AVAILABLE RECORDS:

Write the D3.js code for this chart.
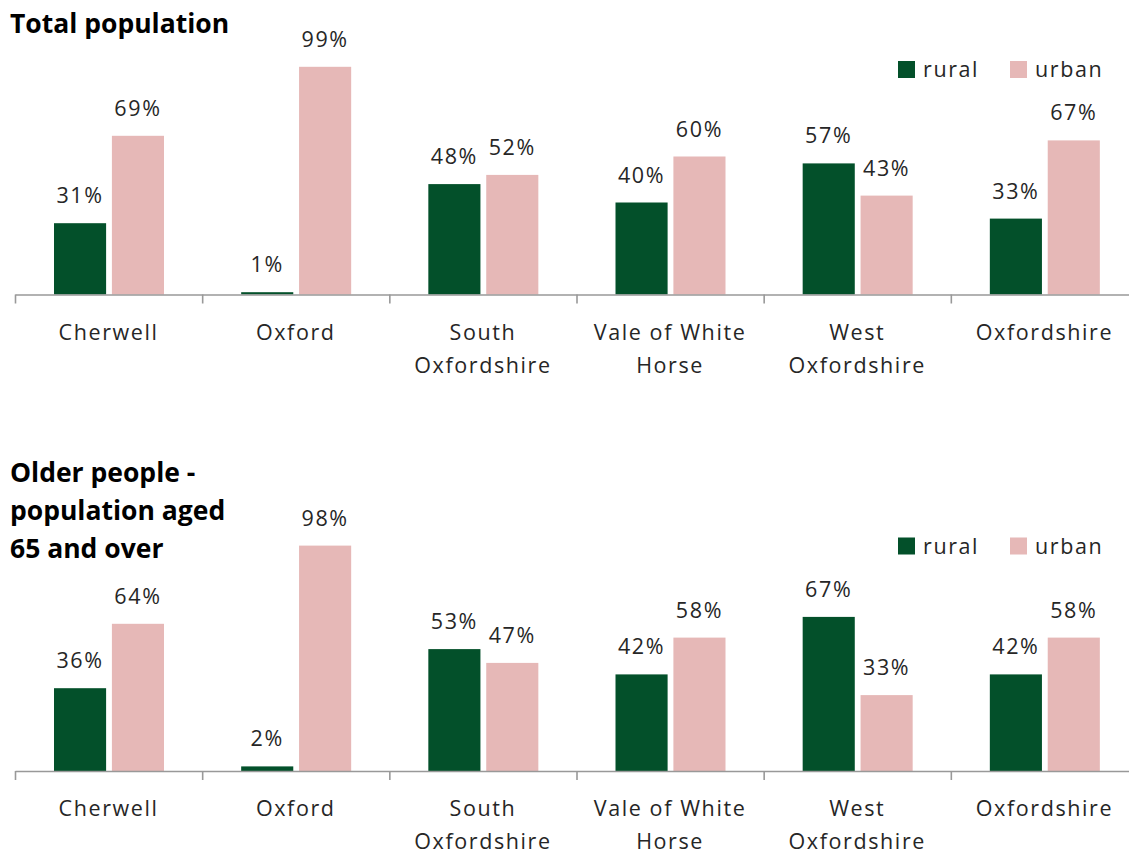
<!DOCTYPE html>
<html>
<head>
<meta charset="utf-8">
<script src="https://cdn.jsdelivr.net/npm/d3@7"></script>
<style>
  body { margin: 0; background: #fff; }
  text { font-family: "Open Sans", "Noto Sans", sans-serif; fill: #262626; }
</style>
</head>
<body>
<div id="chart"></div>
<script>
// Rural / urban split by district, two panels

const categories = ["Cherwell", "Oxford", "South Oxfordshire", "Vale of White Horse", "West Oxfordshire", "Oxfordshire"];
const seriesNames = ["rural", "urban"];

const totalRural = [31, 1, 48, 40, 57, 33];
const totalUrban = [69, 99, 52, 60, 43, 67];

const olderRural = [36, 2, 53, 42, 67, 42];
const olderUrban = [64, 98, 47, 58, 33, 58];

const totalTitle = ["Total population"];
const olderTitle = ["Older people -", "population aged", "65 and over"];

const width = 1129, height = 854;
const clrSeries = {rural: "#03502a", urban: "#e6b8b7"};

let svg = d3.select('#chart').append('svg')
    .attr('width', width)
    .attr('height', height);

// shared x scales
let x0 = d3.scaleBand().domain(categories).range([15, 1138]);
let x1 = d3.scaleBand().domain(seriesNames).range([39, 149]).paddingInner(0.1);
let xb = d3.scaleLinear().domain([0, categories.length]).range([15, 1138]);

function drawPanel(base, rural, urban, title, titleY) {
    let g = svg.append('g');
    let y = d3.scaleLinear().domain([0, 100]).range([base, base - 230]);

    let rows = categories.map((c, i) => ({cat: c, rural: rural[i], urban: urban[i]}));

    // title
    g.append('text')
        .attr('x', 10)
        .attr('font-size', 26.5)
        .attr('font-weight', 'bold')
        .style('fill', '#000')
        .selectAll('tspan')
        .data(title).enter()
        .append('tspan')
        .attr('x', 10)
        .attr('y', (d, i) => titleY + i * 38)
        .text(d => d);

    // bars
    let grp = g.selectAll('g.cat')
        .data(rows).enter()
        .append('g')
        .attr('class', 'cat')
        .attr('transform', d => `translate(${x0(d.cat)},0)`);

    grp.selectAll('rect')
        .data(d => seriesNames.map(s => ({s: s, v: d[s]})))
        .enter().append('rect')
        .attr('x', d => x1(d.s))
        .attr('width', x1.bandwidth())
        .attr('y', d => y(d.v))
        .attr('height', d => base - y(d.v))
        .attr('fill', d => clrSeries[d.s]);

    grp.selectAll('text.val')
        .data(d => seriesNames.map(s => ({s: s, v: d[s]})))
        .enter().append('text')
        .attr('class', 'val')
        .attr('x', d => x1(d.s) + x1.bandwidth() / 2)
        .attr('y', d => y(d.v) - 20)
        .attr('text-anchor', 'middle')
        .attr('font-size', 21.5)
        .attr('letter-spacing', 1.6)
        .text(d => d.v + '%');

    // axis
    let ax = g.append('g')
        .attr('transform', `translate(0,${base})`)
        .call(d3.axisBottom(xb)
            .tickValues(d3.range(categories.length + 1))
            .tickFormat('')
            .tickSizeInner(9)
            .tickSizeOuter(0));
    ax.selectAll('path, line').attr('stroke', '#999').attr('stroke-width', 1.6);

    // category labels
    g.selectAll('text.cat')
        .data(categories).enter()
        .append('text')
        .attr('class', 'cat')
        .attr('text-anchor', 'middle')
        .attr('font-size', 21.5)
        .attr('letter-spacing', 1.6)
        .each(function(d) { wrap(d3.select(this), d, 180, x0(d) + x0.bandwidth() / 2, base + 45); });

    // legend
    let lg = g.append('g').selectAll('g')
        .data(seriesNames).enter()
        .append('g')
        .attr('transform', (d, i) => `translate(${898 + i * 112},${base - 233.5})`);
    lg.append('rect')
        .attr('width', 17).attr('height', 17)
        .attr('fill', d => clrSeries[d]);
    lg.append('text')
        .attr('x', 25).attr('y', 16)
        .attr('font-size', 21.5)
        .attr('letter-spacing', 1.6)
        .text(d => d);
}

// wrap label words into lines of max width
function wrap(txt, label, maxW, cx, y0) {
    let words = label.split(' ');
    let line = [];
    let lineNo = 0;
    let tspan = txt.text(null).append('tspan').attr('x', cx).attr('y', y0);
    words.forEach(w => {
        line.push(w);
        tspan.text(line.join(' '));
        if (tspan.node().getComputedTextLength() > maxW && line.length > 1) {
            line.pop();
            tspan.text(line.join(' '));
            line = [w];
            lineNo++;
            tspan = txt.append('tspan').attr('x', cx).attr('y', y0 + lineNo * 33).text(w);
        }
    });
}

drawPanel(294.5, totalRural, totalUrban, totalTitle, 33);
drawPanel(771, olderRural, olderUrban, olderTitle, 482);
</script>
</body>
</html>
...
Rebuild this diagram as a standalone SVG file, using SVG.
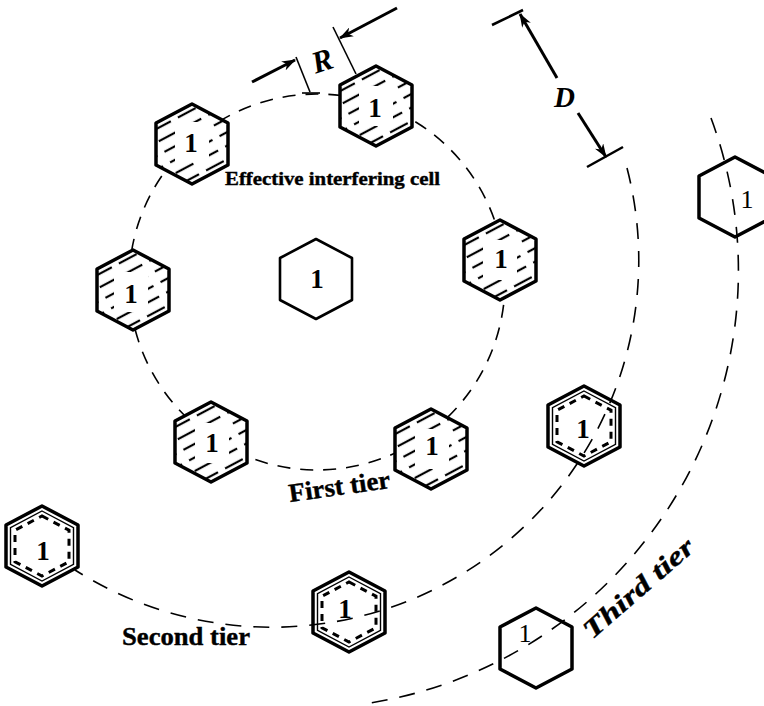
...
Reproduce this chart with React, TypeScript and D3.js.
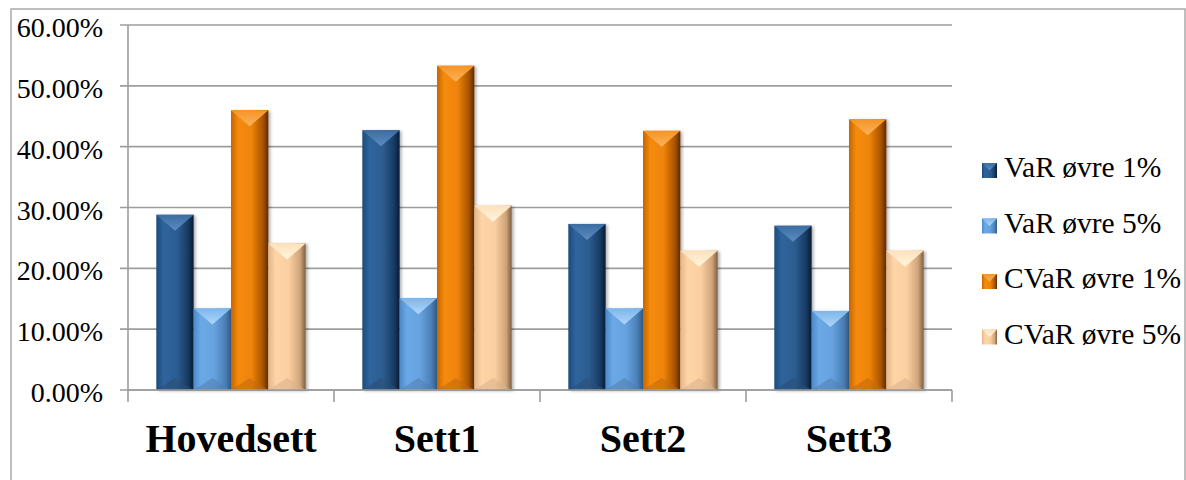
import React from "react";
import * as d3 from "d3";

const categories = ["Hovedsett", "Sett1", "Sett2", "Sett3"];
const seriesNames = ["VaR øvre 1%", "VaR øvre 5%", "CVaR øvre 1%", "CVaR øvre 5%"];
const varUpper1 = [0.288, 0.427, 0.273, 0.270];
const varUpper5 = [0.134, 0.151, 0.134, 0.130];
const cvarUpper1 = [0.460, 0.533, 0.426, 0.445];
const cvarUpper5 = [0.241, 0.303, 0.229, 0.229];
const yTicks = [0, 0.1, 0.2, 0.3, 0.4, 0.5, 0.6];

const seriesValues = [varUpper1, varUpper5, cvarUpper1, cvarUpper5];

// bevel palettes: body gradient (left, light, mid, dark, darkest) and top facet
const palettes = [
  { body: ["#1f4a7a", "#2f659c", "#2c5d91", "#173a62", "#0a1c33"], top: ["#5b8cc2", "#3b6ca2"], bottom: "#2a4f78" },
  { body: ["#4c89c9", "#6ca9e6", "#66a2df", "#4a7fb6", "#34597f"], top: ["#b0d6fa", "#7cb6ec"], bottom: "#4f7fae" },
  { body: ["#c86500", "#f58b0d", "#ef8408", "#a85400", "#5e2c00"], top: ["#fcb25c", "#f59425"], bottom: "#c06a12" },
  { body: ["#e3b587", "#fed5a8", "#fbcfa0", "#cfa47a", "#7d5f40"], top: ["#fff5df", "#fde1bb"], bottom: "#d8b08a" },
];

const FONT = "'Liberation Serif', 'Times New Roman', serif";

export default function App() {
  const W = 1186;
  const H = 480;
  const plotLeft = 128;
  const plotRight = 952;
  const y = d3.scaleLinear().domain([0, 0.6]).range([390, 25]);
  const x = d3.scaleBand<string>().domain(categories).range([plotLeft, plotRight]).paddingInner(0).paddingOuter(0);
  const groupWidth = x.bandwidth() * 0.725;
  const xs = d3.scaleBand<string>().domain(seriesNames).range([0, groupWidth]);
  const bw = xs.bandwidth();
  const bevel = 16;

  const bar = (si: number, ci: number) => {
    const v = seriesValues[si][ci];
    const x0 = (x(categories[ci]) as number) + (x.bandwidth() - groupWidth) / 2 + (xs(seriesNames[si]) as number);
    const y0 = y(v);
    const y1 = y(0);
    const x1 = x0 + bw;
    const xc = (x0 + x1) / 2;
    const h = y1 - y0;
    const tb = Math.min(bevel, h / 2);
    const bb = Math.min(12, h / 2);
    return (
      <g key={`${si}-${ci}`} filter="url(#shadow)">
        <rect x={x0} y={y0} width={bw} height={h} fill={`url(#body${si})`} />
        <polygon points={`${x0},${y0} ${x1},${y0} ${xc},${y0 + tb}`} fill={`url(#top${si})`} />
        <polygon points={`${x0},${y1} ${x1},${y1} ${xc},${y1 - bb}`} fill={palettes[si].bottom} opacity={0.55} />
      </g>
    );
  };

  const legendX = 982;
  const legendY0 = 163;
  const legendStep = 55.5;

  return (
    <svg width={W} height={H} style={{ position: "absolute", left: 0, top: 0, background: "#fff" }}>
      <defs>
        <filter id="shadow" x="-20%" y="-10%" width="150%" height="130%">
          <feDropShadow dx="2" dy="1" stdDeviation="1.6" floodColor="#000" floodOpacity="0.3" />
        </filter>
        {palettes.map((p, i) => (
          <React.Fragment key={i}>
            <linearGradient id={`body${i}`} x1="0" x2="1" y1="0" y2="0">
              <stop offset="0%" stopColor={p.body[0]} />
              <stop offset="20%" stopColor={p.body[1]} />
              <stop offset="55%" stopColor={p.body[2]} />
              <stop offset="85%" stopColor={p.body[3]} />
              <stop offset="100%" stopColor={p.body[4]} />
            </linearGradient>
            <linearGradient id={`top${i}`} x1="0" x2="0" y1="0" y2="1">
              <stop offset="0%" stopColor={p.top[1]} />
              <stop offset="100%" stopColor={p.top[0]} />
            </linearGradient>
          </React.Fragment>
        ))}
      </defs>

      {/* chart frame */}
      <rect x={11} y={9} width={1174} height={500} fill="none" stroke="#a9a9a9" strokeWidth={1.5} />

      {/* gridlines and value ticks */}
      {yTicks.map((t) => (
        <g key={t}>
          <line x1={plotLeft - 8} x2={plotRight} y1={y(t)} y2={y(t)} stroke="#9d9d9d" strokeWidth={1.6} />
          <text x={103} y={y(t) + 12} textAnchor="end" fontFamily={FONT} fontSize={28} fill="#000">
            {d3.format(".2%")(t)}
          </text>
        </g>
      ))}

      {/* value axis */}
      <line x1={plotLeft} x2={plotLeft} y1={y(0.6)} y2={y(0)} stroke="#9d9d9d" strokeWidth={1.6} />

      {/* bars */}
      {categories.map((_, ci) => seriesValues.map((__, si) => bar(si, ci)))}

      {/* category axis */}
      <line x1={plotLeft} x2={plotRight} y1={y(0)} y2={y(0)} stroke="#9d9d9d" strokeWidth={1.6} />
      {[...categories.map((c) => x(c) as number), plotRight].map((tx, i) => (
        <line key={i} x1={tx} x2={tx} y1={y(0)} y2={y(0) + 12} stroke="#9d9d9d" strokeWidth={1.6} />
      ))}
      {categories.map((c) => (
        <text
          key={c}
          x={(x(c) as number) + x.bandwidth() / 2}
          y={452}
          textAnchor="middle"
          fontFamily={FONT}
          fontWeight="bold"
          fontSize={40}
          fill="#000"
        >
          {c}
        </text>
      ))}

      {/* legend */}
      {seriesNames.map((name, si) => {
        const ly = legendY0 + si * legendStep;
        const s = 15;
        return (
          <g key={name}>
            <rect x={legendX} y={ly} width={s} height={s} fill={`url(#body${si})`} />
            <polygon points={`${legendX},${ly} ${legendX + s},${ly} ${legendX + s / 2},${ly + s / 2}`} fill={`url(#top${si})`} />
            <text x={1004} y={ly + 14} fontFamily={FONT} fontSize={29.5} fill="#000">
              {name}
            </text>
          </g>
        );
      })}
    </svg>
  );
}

WORK INSTRUCTIONS:
Only the lines from the one holding "Reproduce this chart" to the one holding "varUpper5, cvarUpper1, cvarUpper5];" should be returned, both included and exactly as written, with no pictures.

TASK RESULT:
Reproduce this chart with React, TypeScript and D3.js.
import React from "react";
import * as d3 from "d3";

const categories = ["Hovedsett", "Sett1", "Sett2", "Sett3"];
const seriesNames = ["VaR øvre 1%", "VaR øvre 5%", "CVaR øvre 1%", "CVaR øvre 5%"];
const varUpper1 = [0.288, 0.427, 0.273, 0.270];
const varUpper5 = [0.134, 0.151, 0.134, 0.130];
const cvarUpper1 = [0.460, 0.533, 0.426, 0.445];
const cvarUpper5 = [0.241, 0.303, 0.229, 0.229];
const yTicks = [0, 0.1, 0.2, 0.3, 0.4, 0.5, 0.6];

const seriesValues = [varUpper1, varUpper5, cvarUpper1, cvarUpper5];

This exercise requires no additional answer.